Supplied data

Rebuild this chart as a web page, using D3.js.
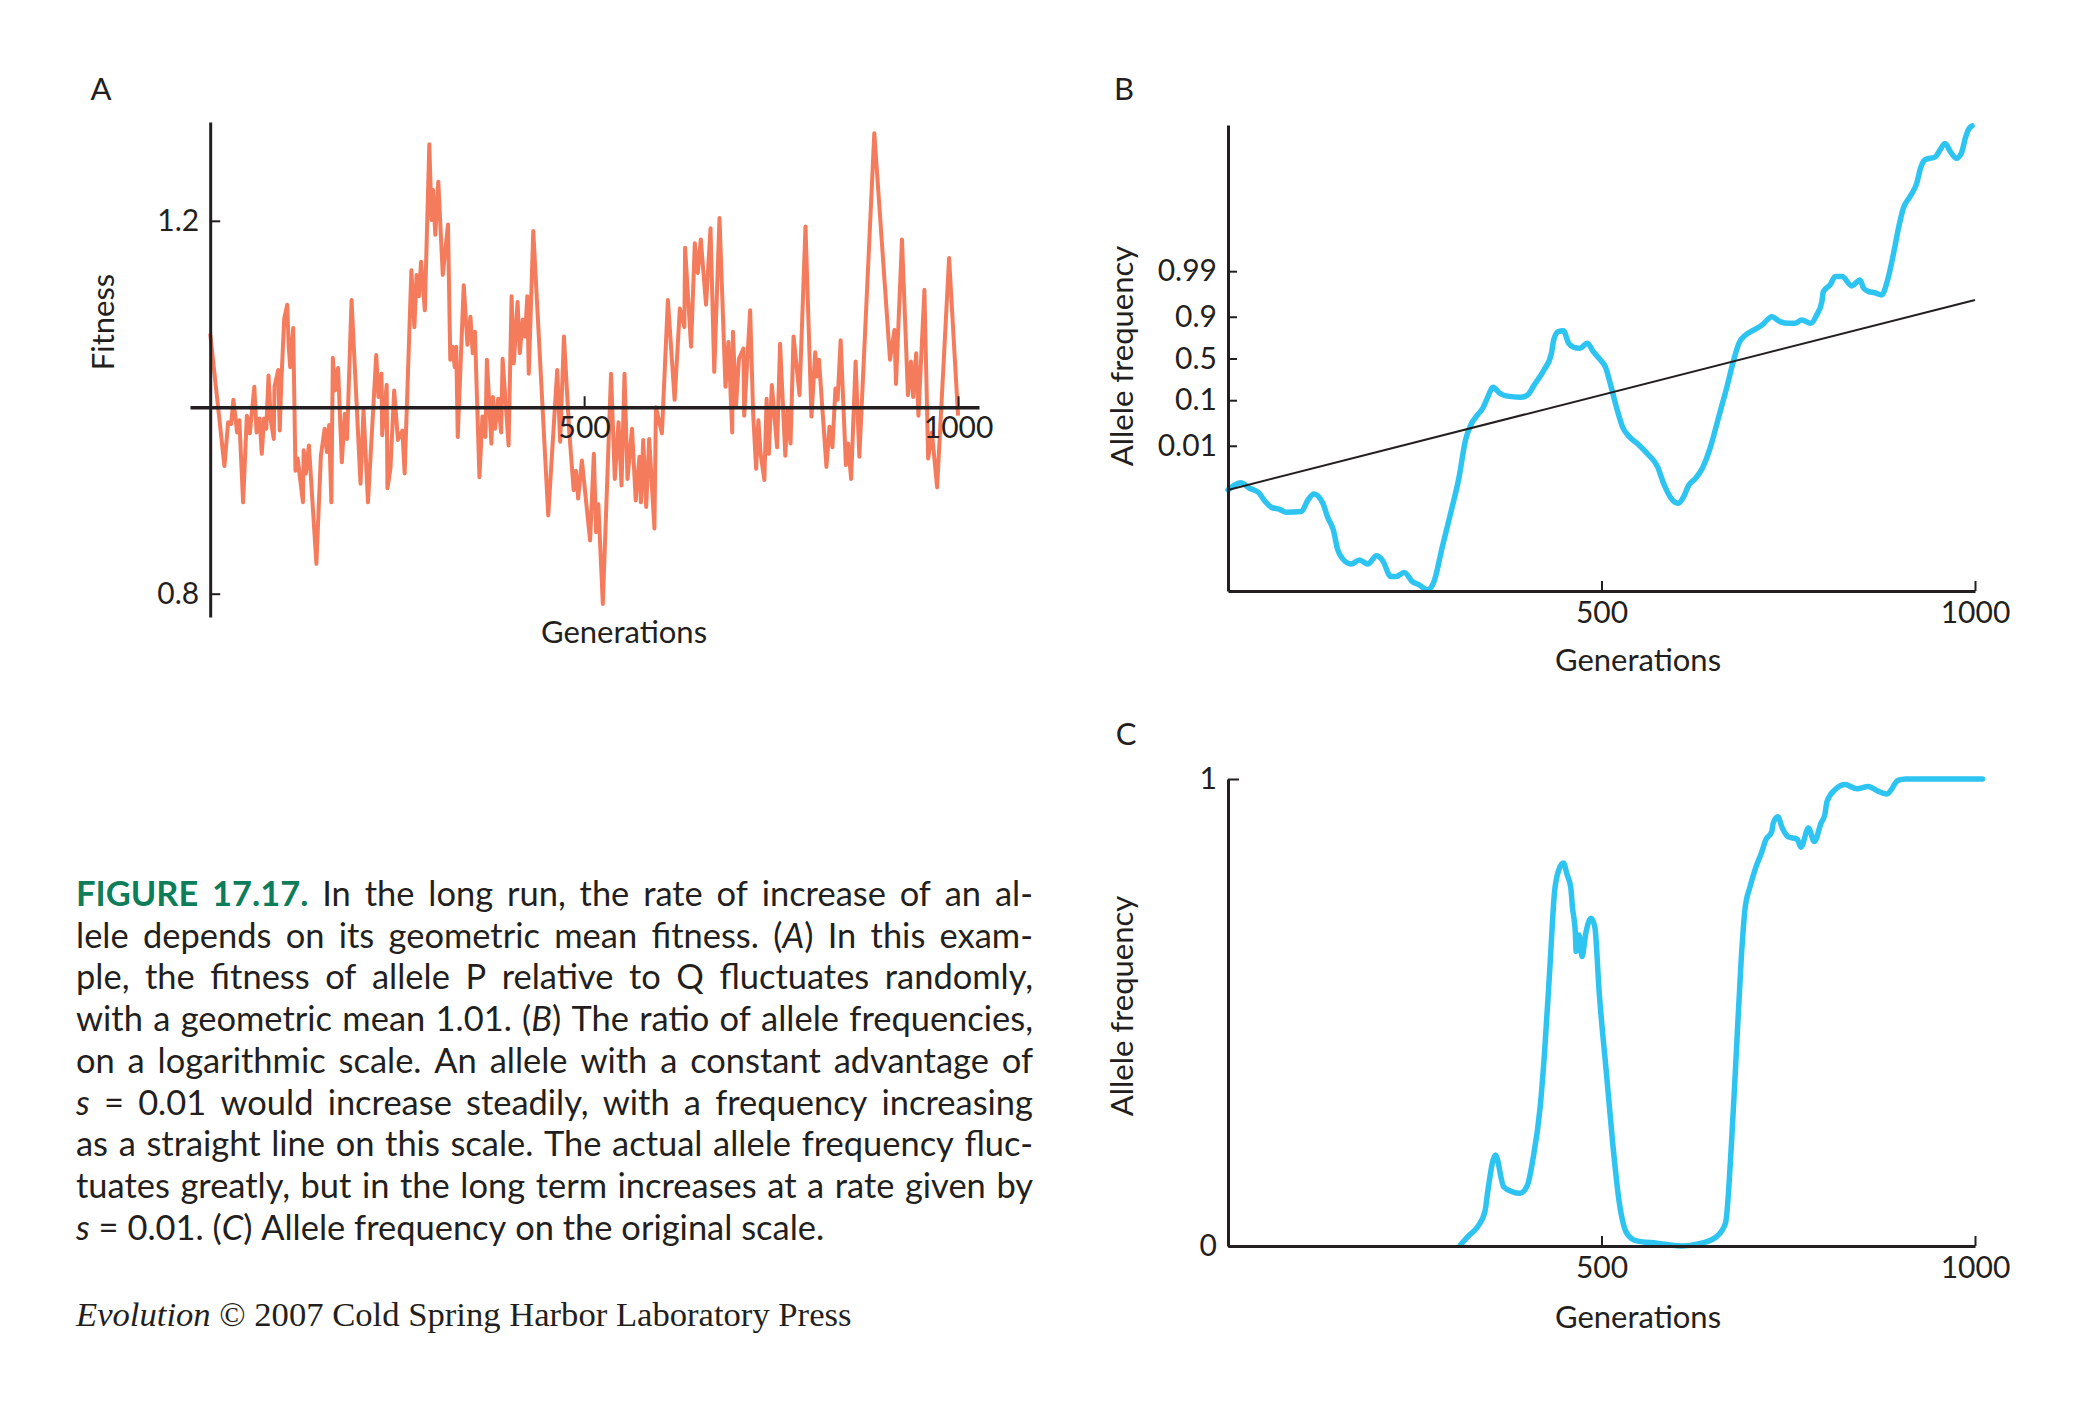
<!DOCTYPE html>
<html>
<head>
<meta charset="utf-8">
<script src="https://cdn.jsdelivr.net/npm/d3@7"></script>
<style>
  body { margin: 0; background: #fff; }
  svg text { font-family: Lato, "Open Sans", sans-serif; fill: #231f20; }
  .axis path, .axis line { stroke: #231f20; }
  .axis text { font-family: Lato, "Open Sans", sans-serif; font-size: 30px; fill: #231f20; }
</style>
</head>
<body>
<svg id="fig" width="2085" height="1413"></svg>
<script>
// panel A: relative fitness of P
const fitnessGen = [0,19,24,28,31,36,39,44,49,53,59,62,66,69,72,75,78,81,85,86,91,93,95,99,103,105,107,111,114,117,
  120,124,125,128,132,142,148,153,156,159,162,164,167,171,176,180,183,189,201,205,211,222,225,229,230,236,237,241,246,251,
  257,260,269,273,276,279,282,287,293,296,298,301,305,311,318,321,324,327,329,331,339,344,348,351,354,360,364,368,370,376,
  378,381,385,389,391,399,403,406,411,414,418,421,424,426,432,452,464,468,473,480,486,489,492,497,508,
  513,516,519,525,536,541,546,550,554,558,564,569,574,576,579,583,587,594,596,604,612,621,628,634,635,643,648,652,656,663,
  669,674,681,689,693,698,699,703,707,713,714,722,726,730,733,736,741,744,747,751,758,762,
  769,772,776,780,784,788,796,804,809,811,814,824,828,832,836,839,843,850,853,857,863,868,888,909,915,917,925,933,937,940,
  944,947,955,960,965,972,988,1000];
const fitness = [1.079,0.937,0.984,0.982,1.008,0.973,0.986,0.898,0.991,0.972,1.022,0.973,0.988,0.950,0.988,0.977,1.034,0.986,0.966,1.022,
  1.040,0.975,1.025,1.095,1.110,1.065,1.043,1.085,0.932,0.945,0.925,0.898,0.954,0.929,0.959,0.832,0.948,0.977,0.952,0.981,
  0.898,1.053,1.018,1.042,0.941,0.993,0.966,1.115,0.918,0.997,0.898,1.056,1.011,1.036,0.970,1.024,0.913,0.934,1.018,0.965,
  0.975,0.929,1.147,1.086,1.142,1.119,1.156,1.104,1.282,1.201,1.233,1.185,1.242,1.142,1.196,1.051,1.065,1.043,1.065,0.968,
  1.131,1.067,1.097,1.058,1.081,0.925,0.990,0.968,1.051,0.961,1.011,0.977,1.009,0.973,1.052,0.959,1.119,1.047,1.113,1.058,
  1.094,1.076,1.119,1.036,1.189,0.884,1.040,0.963,1.076,0.975,0.911,0.932,0.902,0.943,0.857,
  0.950,0.866,0.896,0.789,1.036,0.923,0.984,0.916,1.036,0.923,0.977,0.900,0.947,0.898,0.965,0.893,0.966,0.870,1.000,0.972,
  1.115,1.008,1.106,1.086,1.171,1.065,1.176,1.144,1.180,1.110,1.192,1.038,1.203,1.022,1.070,0.973,1.081,1.000,1.052,1.063,
  0.991,1.104,0.993,0.934,0.986,0.950,0.922,1.009,0.950,1.024,0.957,1.068,
  0.948,0.997,0.961,1.076,1.045,1.013,1.194,0.990,1.059,1.033,1.051,0.936,0.979,0.957,1.020,1.008,1.072,0.938,0.961,0.923,
  1.049,0.947,1.294,1.051,1.083,1.025,1.180,1.013,1.049,1.011,1.058,0.991,1.126,0.945,0.973,0.914,1.160,0.991];

// panel B: ln(p/q), the log ratio of allele frequencies
const ratioGen = [0,17,29,41,50,58,69,78,98,107,115,127,133,141,147,153,165,176,187,199,207,218,225,236,247,256,267,275,287,298,
  309,318,325,334,341,347,355,363,372,392,401,410,423,433,436,442,449,456,463,471,481,489,499,505,514,521,528,537,550,563,
  575,583,595,603,610,617,626,635,646,657,668,677,684,693,704,715,728,739,751,759,768,780,788,795,797,806,813,822,835,846,
  851,858,866,875,883,891,898,904,913,922,927,933,947,953,960,967,975,982,987,991,996];
const logRatio = [-6.92,-6.54,-6.83,-7.06,-7.54,-7.83,-7.94,-8.10,-8.06,-7.45,-7.13,-7.62,-8.32,-9.03,-10.08,-10.52,-10.82,-10.61,-10.82,-10.39,
  -10.64,-11.48,-11.48,-11.27,-11.75,-11.92,-12.18,-11.83,-9.90,-8.15,-6.31,-4.29,-3.50,-2.97,-2.62,-2.10,-1.52,-1.80,-1.97,-2.04,
  -1.92,-1.39,-0.61,0.27,0.97,1.41,1.46,0.80,0.59,0.54,0.80,0.36,-0.10,-0.43,-1.66,-2.71,-3.59,-4.11,-4.55,-5.08,
  -5.69,-6.57,-7.45,-7.62,-7.27,-6.66,-6.31,-5.78,-4.64,-3.06,-1.48,-0.08,0.80,1.24,1.50,1.76,2.20,1.94,1.85,1.85,
  2.03,1.85,2.29,2.99,3.52,3.87,4.31,4.31,3.82,4.13,3.69,3.52,3.46,3.34,4.13,5.54,6.94,7.90,8.52,9.22,
  10.01,10.45,10.62,10.97,11.32,10.89,10.54,10.83,11.59,12.03,12.24];
// constant advantage s = 0.01
const expectedGen = [0, 1000];
const expectedLogRatio = [-6.92, 3.08];

// panel C: allele frequency on the original scale
const freqGen = [311,321,334,344,348,358,369,381,391,401,408,418,424,431,437,443,449,454,459,461,
  465,466,470,474,479,486,491,497,507,515,524,534,547,574,607,634,654,666,674,680,
  687,692,699,707,714,720,728,730,736,742,750,762,767,777,785,794,799,802,814,826,
  842,857,870,882,897,907,1010];
const freq = [0.002,0.020,0.041,0.074,0.120,0.195,0.127,0.116,0.113,0.131,0.184,0.299,0.420,0.599,0.756,0.806,0.820,0.795,0.766,0.727,
  0.670,0.631,0.666,0.620,0.670,0.702,0.684,0.541,0.363,0.220,0.091,0.027,0.011,0.006,0.000,0.006,0.020,0.049,0.220,0.399,
  0.613,0.720,0.770,0.813,0.841,0.870,0.888,0.906,0.919,0.895,0.876,0.871,0.854,0.895,0.866,0.906,0.924,0.952,0.979,0.988,
  0.979,0.984,0.974,0.968,0.997,1.0,1.0];

const fitnessTicks = [0.8, 1.2];
const genTicks = [500, 1000];
const ratioTicks = [0.01, 0.1, 0.5, 0.9, 0.99];
const freqTicks = [0, 1];

const captionLines = [
  "#FIGURE 17.17.# In the long run, the rate of increase of an al-",
  "lele depends on its geometric mean fitness. (*A*) In this exam-",
  "ple, the fitness of allele P relative to Q fluctuates randomly,",
  "with a geometric mean 1.01. (*B*) The ratio of allele frequencies,",
  "on a logarithmic scale. An allele with a constant advantage of",
  "*s* = 0.01 would increase steadily, with a frequency increasing",
  "as a straight line on this scale. The actual allele frequency fluc-",
  "tuates greatly, but in the long term increases at a rate given by",
  "*s* = 0.01. (*C*) Allele frequency on the original scale."
];

const orange = "#f47c5c";
const blue = "#2ec4f2";
const ink = "#231f20";
const green = "#0d7d5a";

const svg = d3.select("#fig");
const logit = p => Math.log(p / (1 - p));
const genFormat = d3.format("d");

// ---------- panel A ----------
const xA = d3.scaleLinear().domain([-27, 1028]).range([190, 979]);
const yA = d3.scaleLinear().domain([0.775, 1.306]).range([617, 122]);

svg.append("path")
  .datum(fitnessGen.map((g, i) => [g, fitness[i]]))
  .attr("fill", "none")
  .attr("stroke", orange)
  .attr("stroke-width", 4)
  .attr("stroke-linejoin", "round")
  .attr("d", d3.line().x(d => xA(d[0])).y(d => yA(d[1])));

const axA = svg.append("g").attr("class", "axis")
  .attr("transform", `translate(${xA(0)},0)`)
  .call(d3.axisRight(yA).tickValues(fitnessTicks).tickFormat(d3.format(".1f")).tickSize(10).tickSizeOuter(0));
axA.select(".domain").attr("stroke-width", 3);
axA.selectAll(".tick line").attr("stroke-width", 2);
axA.selectAll(".tick text").attr("x", -11).attr("text-anchor", "end");

const bxA = svg.append("g").attr("class", "axis")
  .attr("transform", `translate(0,${yA(1)})`)
  .call(d3.axisBottom(xA).tickValues(genTicks).tickFormat(genFormat).tickSize(-11).tickPadding(9).tickSizeOuter(0));
bxA.select(".domain").attr("stroke-width", 3.5);
bxA.selectAll(".tick line").attr("stroke-width", 2);

// ---------- panel B ----------
const xB = d3.scaleLinear().domain([0, 1000]).range([1228, 1975]);
const yB = d3.scaleLinear().domain([-12.24, 12.29]).range([591, 125]);

svg.append("path")
  .datum(ratioGen.map((g, i) => [g, logRatio[i]]))
  .attr("fill", "none")
  .attr("stroke", blue)
  .attr("stroke-width", 5.5)
  .attr("stroke-linecap", "round")
  .attr("d", d3.line().curve(d3.curveMonotoneX).x(d => xB(d[0])).y(d => yB(d[1])));

svg.append("path")
  .datum(expectedGen.map((g, i) => [g, expectedLogRatio[i]]))
  .attr("fill", "none")
  .attr("stroke", ink)
  .attr("stroke-width", 2)
  .attr("d", d3.line().x(d => xB(d[0])).y(d => yB(d[1])));

const ayB = svg.append("g").attr("class", "axis")
  .attr("transform", `translate(${xB(0)},0)`)
  .call(d3.axisRight(yB).tickValues(ratioTicks.map(logit))
    .tickFormat((d, i) => String(ratioTicks[i])).tickSize(9).tickSizeOuter(0));
ayB.select(".domain").attr("stroke-width", 3);
ayB.selectAll(".tick line").attr("stroke-width", 2);
ayB.selectAll(".tick text").attr("x", -11).attr("text-anchor", "end");

const axB = svg.append("g").attr("class", "axis")
  .attr("transform", `translate(0,${yB.range()[0]})`)
  .call(d3.axisBottom(xB).tickValues(genTicks).tickFormat(genFormat).tickSize(-10).tickPadding(11).tickSizeOuter(0));
axB.select(".domain").attr("stroke-width", 3);
axB.selectAll(".tick line").attr("stroke-width", 2);

// ---------- panel C ----------
const xC = d3.scaleLinear().domain([0, 1000]).range([1228, 1975]);
const yC = d3.scaleLinear().domain([0, 1]).range([1246, 779]);

svg.append("path")
  .datum(freqGen.map((g, i) => [g, freq[i]]))
  .attr("fill", "none")
  .attr("stroke", blue)
  .attr("stroke-width", 5.5)
  .attr("stroke-linecap", "round")
  .attr("d", d3.line().curve(d3.curveMonotoneX).x(d => xC(d[0])).y(d => yC(d[1])));

const ayC = svg.append("g").attr("class", "axis")
  .attr("transform", `translate(${xC(0)},0)`)
  .call(d3.axisRight(yC).tickValues(freqTicks).tickFormat(d3.format("d")).tickSize(11).tickSizeOuter(0));
ayC.select(".domain").attr("stroke-width", 3);
ayC.selectAll(".tick line").attr("stroke-width", 2);
ayC.selectAll(".tick text").attr("x", -11).attr("text-anchor", "end");

const axC = svg.append("g").attr("class", "axis")
  .attr("transform", `translate(0,${yC(0)})`)
  .call(d3.axisBottom(xC).tickValues(genTicks).tickFormat(genFormat).tickSize(-10).tickPadding(11).tickSizeOuter(0));
axC.select(".domain").attr("stroke-width", 3);
axC.selectAll(".tick line").attr("stroke-width", 2);

// ---------- panel letters and axis titles ----------
[["A", 101, 100], ["B", 1124, 100], ["C", 1126, 745]].forEach(([t, x, y]) => {
  svg.append("text").attr("x", x).attr("y", y).attr("text-anchor", "middle")
    .style("font-size", "31px").text(t);
});

[[624, 643], [1638, 671], [1638, 1328]].forEach(([x, y]) => {
  svg.append("text").attr("x", x).attr("y", y).attr("text-anchor", "middle")
    .style("font-size", "31px").text("Generations");
});

[["Fitness", 102, 322], ["Allele frequency", 1121, 356], ["Allele frequency", 1121, 1006]].forEach(([t, x, y]) => {
  svg.append("text")
    .attr("transform", `translate(${x},${y}) rotate(-90)`)
    .attr("text-anchor", "middle")
    .attr("dominant-baseline", "central")
    .style("font-size", "31px")
    .text(t);
});

// ---------- caption (justified) ----------
const capLeft = 76, capWidth = 957, capTop = 906, capLead = 41.7, lastLineWidth = 795;

function parseLine(str) {
  const words = [];
  let cur = [], style = "n", buf = "";
  const flush = () => { if (buf) { cur.push({ t: buf, s: style }); buf = ""; } };
  for (const ch of str) {
    if (ch === "#") { flush(); style = style === "b" ? "n" : "b"; }
    else if (ch === "*") { flush(); style = style === "i" ? "n" : "i"; }
    else if (ch === " ") { flush(); if (cur.length) words.push(cur); cur = []; }
    else buf += ch;
  }
  flush();
  if (cur.length) words.push(cur);
  return words;
}

function drawCaption(size) {
  const g = svg.append("g").style("font-size", size + "px");
  const probe = g.append("text").text("n n");
  const w1 = probe.node().getComputedTextLength();
  probe.text("nn");
  const spaceW = w1 - probe.node().getComputedTextLength();
  probe.remove();
  const natural = [];
  captionLines.map(parseLine).forEach((words, i) => {
    const y = capTop + i * capLead;
    const nodes = words.map(parts => {
      const t = g.append("text").attr("y", y);
      parts.forEach(p => {
        const ts = t.append("tspan").text(p.t);
        if (p.s === "i") ts.style("font-style", "italic");
        if (p.s === "b") ts.style("font-weight", "700").style("fill", green);
      });
      return t;
    });
    const widths = nodes.map(t => t.node().getComputedTextLength());
    const total = d3.sum(widths);
    const last = i === captionLines.length - 1;
    natural.push(total + spaceW * (nodes.length - 1));
    const gap = last ? spaceW : (capWidth - total) / (nodes.length - 1);
    let x = capLeft;
    nodes.forEach((t, j) => { t.attr("x", x); x += widths[j] + gap; });
  });
  return { g, natural };
}

// size the caption so the last line keeps its width but no justified line gets cramped
const trial = drawCaption(30);
const fitLast = lastLineWidth / trial.natural[trial.natural.length - 1];
const fitWide = capWidth * 0.985 / d3.max(trial.natural.slice(0, -1));
const capSize = 30 * Math.min(fitLast, fitWide);
trial.g.remove();
drawCaption(capSize);

// ---------- credit line ----------
const credit = svg.append("text")
  .attr("x", capLeft).attr("y", 1326)
  .style("font-family", "'Liberation Serif', 'DejaVu Serif', serif")
  .style("font-size", "30px");
credit.append("tspan").style("font-style", "italic").text("Evolution");
credit.append("tspan").text(" \u00a9 2007 Cold Spring Harbor Laboratory Press");
const cw = credit.node().getComputedTextLength();
credit.style("font-size", (30 * 776 / cw) + "px");
</script>
</body>
</html>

Required work
Find the word "this" and list each line it appears in.

Final result
Rebuild this chart as a web page, using D3.js.
  "lele depends on its geometric mean fitness. (*A*) In this exam-",
  "as a straight line on this scale. The actual allele frequency fluc-",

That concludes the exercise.